_What the task asks_
Copy exactly the block of lines between the one containing "What TikZ code" and the one containing "(t2) at (549.3,118.3)", inclusive.

_Record set_
──────

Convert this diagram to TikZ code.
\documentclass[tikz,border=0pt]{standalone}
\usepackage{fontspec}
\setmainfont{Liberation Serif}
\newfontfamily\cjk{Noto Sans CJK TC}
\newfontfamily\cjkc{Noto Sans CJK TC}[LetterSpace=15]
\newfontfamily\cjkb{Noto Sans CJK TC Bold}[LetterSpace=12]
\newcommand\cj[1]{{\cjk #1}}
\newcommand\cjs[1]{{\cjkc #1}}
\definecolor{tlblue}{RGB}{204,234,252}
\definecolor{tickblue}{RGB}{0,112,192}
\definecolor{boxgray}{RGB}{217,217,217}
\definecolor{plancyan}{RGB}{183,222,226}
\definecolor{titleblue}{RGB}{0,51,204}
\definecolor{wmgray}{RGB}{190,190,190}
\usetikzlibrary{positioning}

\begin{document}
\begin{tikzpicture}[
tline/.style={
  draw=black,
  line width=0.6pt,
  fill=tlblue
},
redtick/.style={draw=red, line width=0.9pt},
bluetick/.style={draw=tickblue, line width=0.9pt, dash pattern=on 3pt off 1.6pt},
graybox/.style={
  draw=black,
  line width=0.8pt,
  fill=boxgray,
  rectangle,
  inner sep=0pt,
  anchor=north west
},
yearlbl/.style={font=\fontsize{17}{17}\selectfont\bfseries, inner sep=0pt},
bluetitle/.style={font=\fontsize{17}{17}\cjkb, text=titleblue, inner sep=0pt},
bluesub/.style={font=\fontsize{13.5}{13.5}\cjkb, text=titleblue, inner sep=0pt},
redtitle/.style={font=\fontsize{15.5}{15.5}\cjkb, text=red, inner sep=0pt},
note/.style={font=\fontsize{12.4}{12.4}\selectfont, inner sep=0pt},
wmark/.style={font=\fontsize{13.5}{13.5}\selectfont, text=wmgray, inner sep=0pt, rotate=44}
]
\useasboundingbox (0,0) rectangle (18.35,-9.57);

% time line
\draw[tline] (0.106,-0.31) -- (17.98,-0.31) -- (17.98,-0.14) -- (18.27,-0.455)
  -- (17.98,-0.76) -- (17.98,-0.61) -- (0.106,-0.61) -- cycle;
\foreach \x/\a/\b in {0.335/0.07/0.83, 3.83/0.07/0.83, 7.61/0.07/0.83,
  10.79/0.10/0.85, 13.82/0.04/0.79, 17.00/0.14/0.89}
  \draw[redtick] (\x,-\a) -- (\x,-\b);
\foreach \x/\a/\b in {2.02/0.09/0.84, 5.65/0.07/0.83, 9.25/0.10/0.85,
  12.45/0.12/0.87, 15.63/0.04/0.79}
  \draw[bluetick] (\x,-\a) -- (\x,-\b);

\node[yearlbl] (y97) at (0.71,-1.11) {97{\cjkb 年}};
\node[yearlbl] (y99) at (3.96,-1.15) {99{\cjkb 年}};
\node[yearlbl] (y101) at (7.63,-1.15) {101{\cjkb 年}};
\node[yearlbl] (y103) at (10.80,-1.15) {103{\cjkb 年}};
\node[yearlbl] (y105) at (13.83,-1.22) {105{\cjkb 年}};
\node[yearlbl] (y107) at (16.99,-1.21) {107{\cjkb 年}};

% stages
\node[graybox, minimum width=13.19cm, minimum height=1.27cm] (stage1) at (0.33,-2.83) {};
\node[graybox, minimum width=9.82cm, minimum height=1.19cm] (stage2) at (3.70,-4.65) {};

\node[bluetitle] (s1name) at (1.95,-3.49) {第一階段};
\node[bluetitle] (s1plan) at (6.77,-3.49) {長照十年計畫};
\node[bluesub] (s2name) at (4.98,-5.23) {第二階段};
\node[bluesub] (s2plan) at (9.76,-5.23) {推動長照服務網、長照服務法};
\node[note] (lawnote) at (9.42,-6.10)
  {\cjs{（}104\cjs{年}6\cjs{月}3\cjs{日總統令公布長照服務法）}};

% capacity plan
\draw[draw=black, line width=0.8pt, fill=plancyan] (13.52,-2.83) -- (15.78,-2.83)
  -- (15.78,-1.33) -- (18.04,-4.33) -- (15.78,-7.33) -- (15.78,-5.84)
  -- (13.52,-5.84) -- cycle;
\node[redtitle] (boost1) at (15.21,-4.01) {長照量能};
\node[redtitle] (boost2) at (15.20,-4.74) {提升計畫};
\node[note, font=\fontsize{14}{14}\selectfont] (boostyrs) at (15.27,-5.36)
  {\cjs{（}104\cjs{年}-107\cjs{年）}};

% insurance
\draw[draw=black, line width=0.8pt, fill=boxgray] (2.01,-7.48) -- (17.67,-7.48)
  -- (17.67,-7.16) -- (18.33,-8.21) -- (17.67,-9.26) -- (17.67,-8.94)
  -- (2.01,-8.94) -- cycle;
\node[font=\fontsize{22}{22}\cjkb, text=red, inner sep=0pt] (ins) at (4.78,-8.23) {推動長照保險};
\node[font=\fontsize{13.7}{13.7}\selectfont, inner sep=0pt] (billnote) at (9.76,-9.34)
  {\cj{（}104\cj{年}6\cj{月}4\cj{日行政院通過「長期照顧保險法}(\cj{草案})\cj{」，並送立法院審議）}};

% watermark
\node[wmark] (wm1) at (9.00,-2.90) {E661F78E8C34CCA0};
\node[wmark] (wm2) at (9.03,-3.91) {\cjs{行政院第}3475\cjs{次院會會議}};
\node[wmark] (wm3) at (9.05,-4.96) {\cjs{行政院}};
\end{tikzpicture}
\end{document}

──────

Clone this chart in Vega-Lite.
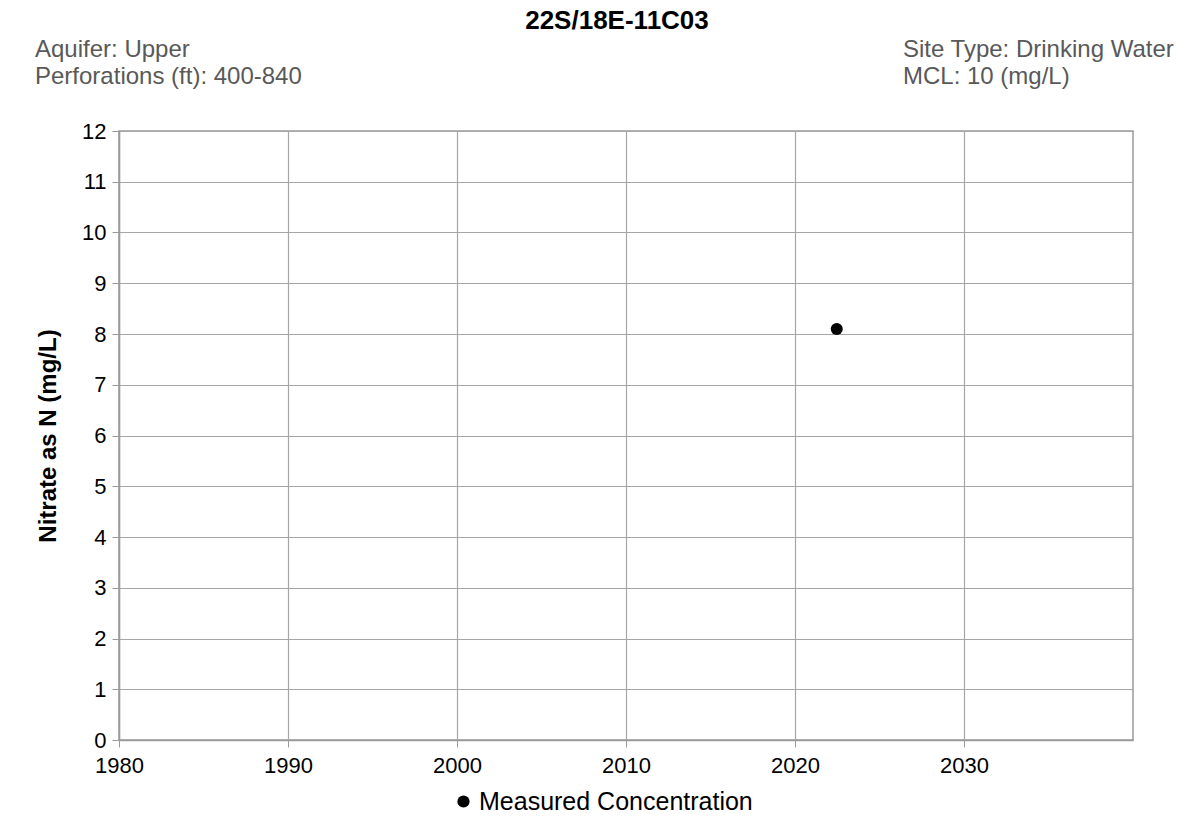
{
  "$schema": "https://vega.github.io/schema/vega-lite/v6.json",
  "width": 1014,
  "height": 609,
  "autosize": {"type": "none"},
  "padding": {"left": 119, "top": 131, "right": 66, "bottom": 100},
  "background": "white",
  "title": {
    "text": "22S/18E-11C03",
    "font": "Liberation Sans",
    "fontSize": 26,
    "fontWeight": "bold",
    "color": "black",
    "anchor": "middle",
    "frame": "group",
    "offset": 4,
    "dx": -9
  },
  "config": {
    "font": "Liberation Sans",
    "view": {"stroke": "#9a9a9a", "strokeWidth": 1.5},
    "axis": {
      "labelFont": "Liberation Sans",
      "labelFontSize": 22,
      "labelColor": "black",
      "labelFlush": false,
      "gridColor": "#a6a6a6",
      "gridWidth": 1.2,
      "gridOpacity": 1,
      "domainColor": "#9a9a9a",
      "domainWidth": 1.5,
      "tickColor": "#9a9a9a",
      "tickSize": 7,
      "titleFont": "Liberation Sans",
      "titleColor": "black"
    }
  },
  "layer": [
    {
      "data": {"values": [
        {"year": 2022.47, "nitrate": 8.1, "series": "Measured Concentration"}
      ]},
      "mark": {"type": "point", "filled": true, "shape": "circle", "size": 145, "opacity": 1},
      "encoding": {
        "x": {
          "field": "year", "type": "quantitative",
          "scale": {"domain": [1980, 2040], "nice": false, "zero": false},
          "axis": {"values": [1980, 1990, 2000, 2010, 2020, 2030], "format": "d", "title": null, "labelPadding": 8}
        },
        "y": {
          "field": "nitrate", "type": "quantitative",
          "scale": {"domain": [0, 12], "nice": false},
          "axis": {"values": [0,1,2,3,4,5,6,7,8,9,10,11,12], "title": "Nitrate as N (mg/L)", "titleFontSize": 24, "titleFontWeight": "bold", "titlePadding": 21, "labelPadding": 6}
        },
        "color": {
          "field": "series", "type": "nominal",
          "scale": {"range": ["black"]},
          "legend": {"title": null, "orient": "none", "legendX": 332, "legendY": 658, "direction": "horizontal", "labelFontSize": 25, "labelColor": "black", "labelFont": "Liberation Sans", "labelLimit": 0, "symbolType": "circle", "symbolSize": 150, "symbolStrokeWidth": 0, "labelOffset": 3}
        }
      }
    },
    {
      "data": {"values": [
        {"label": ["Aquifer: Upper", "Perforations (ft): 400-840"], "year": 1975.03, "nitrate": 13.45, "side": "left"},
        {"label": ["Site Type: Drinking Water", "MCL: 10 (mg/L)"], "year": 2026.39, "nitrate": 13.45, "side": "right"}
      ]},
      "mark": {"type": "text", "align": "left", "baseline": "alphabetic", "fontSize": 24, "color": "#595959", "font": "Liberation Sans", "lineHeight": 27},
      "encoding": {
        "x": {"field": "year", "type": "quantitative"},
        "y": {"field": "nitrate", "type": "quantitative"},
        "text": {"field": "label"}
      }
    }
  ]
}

──────

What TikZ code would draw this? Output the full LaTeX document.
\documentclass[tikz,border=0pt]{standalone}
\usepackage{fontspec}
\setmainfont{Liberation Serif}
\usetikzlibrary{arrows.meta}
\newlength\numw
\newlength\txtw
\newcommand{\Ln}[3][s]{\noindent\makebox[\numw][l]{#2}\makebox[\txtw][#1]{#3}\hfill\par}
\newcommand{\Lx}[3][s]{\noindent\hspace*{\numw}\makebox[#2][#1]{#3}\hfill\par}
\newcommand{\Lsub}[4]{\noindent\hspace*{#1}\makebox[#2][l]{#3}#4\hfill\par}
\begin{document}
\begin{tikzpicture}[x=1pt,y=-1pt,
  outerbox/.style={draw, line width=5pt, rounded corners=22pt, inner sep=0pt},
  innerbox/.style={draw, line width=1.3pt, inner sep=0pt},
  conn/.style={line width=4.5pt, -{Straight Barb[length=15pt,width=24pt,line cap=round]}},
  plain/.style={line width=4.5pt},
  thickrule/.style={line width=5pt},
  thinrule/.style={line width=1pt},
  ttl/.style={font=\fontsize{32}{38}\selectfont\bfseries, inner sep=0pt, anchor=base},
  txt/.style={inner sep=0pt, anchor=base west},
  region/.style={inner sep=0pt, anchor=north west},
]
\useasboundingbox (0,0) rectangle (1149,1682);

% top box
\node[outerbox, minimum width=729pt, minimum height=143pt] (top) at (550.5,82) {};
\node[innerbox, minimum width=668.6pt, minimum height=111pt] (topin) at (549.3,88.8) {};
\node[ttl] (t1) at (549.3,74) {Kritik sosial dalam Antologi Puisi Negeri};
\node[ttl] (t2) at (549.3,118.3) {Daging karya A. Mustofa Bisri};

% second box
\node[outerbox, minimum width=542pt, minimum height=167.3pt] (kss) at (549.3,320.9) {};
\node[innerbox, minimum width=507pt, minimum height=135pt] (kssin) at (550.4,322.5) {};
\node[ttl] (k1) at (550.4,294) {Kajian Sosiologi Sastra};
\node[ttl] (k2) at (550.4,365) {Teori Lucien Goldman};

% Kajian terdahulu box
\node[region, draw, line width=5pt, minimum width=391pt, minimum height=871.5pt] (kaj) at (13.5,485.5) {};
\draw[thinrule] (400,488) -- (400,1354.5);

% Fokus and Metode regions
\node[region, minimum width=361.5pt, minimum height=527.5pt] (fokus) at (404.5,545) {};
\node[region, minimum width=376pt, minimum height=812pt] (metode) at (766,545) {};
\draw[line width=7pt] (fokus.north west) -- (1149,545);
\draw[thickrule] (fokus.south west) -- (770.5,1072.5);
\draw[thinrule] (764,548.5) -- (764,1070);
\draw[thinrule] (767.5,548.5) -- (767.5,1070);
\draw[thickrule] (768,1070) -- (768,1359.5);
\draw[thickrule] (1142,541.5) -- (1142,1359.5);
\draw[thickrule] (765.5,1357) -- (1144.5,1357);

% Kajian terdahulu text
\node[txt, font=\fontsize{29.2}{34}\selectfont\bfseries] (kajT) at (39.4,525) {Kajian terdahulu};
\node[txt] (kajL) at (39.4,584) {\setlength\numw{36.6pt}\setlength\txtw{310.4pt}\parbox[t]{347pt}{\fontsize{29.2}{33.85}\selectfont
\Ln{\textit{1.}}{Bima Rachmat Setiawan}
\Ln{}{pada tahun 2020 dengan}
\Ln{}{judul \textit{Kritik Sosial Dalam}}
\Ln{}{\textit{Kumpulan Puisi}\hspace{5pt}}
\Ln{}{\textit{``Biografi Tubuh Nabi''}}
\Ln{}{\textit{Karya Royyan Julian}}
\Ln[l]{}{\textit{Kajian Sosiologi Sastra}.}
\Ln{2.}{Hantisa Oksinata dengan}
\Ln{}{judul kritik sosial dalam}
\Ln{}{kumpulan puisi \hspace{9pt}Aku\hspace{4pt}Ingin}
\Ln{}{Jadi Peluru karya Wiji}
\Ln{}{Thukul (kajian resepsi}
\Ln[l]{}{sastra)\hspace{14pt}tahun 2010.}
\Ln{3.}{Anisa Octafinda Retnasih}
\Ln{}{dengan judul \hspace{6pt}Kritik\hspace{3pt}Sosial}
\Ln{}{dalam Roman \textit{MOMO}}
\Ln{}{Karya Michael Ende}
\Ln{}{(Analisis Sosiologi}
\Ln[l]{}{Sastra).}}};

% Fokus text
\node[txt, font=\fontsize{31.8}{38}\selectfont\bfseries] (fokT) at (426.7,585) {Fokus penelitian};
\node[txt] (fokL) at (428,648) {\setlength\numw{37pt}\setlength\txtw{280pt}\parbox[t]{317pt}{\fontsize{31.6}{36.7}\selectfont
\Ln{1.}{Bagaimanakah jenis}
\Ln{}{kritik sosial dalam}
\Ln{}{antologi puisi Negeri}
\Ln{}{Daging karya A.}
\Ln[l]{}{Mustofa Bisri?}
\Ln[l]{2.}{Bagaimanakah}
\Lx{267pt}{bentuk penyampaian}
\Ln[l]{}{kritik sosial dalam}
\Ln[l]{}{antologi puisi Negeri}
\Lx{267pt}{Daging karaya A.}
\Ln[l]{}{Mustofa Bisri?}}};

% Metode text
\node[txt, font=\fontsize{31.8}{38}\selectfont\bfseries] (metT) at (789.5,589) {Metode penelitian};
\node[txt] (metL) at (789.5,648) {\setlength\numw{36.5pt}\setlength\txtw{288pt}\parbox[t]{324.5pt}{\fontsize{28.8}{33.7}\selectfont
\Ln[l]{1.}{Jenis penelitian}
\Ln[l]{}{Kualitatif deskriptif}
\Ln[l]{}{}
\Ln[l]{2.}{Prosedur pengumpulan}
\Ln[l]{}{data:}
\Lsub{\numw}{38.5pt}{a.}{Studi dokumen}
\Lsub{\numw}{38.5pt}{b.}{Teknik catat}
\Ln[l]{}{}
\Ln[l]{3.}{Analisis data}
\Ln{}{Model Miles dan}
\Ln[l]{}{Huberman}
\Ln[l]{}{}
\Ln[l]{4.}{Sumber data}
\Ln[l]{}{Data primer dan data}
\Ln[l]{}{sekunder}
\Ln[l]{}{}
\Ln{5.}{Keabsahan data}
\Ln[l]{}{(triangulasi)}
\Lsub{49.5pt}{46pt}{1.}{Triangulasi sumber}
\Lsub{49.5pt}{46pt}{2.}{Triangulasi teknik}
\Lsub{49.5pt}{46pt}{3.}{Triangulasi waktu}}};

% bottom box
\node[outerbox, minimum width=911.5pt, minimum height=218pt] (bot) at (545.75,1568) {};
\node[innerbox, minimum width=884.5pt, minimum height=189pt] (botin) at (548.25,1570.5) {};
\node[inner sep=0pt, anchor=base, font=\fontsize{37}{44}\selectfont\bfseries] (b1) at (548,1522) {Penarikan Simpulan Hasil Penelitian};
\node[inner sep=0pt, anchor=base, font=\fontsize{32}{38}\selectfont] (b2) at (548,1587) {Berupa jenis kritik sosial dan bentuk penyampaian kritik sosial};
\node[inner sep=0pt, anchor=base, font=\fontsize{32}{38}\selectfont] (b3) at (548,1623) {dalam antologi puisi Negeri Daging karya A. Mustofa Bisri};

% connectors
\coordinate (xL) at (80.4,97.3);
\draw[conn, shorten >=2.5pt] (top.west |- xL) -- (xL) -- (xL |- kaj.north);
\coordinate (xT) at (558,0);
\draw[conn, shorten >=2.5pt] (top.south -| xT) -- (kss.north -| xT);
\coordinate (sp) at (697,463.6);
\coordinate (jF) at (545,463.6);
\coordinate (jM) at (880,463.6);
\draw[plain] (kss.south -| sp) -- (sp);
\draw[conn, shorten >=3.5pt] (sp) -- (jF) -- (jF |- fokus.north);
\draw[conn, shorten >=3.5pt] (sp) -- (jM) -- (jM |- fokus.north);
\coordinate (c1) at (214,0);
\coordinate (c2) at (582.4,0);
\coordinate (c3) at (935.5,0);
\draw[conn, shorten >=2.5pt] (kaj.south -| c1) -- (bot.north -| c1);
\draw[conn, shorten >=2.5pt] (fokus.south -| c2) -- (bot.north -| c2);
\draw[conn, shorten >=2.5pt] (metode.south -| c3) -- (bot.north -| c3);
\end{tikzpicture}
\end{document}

──────

_Result for this task_
What TikZ code would draw this? Output the full LaTeX document.
\documentclass[tikz,border=0pt]{standalone}
\usepackage{fontspec}
\setmainfont{Liberation Serif}
\usetikzlibrary{arrows.meta}
\newlength\numw
\newlength\txtw
\newcommand{\Ln}[3][s]{\noindent\makebox[\numw][l]{#2}\makebox[\txtw][#1]{#3}\hfill\par}
\newcommand{\Lx}[3][s]{\noindent\hspace*{\numw}\makebox[#2][#1]{#3}\hfill\par}
\newcommand{\Lsub}[4]{\noindent\hspace*{#1}\makebox[#2][l]{#3}#4\hfill\par}
\begin{document}
\begin{tikzpicture}[x=1pt,y=-1pt,
  outerbox/.style={draw, line width=5pt, rounded corners=22pt, inner sep=0pt},
  innerbox/.style={draw, line width=1.3pt, inner sep=0pt},
  conn/.style={line width=4.5pt, -{Straight Barb[length=15pt,width=24pt,line cap=round]}},
  plain/.style={line width=4.5pt},
  thickrule/.style={line width=5pt},
  thinrule/.style={line width=1pt},
  ttl/.style={font=\fontsize{32}{38}\selectfont\bfseries, inner sep=0pt, anchor=base},
  txt/.style={inner sep=0pt, anchor=base west},
  region/.style={inner sep=0pt, anchor=north west},
]
\useasboundingbox (0,0) rectangle (1149,1682);

% top box
\node[outerbox, minimum width=729pt, minimum height=143pt] (top) at (550.5,82) {};
\node[innerbox, minimum width=668.6pt, minimum height=111pt] (topin) at (549.3,88.8) {};
\node[ttl] (t1) at (549.3,74) {Kritik sosial dalam Antologi Puisi Negeri};
\node[ttl] (t2) at (549.3,118.3) {Daging karya A. Mustofa Bisri};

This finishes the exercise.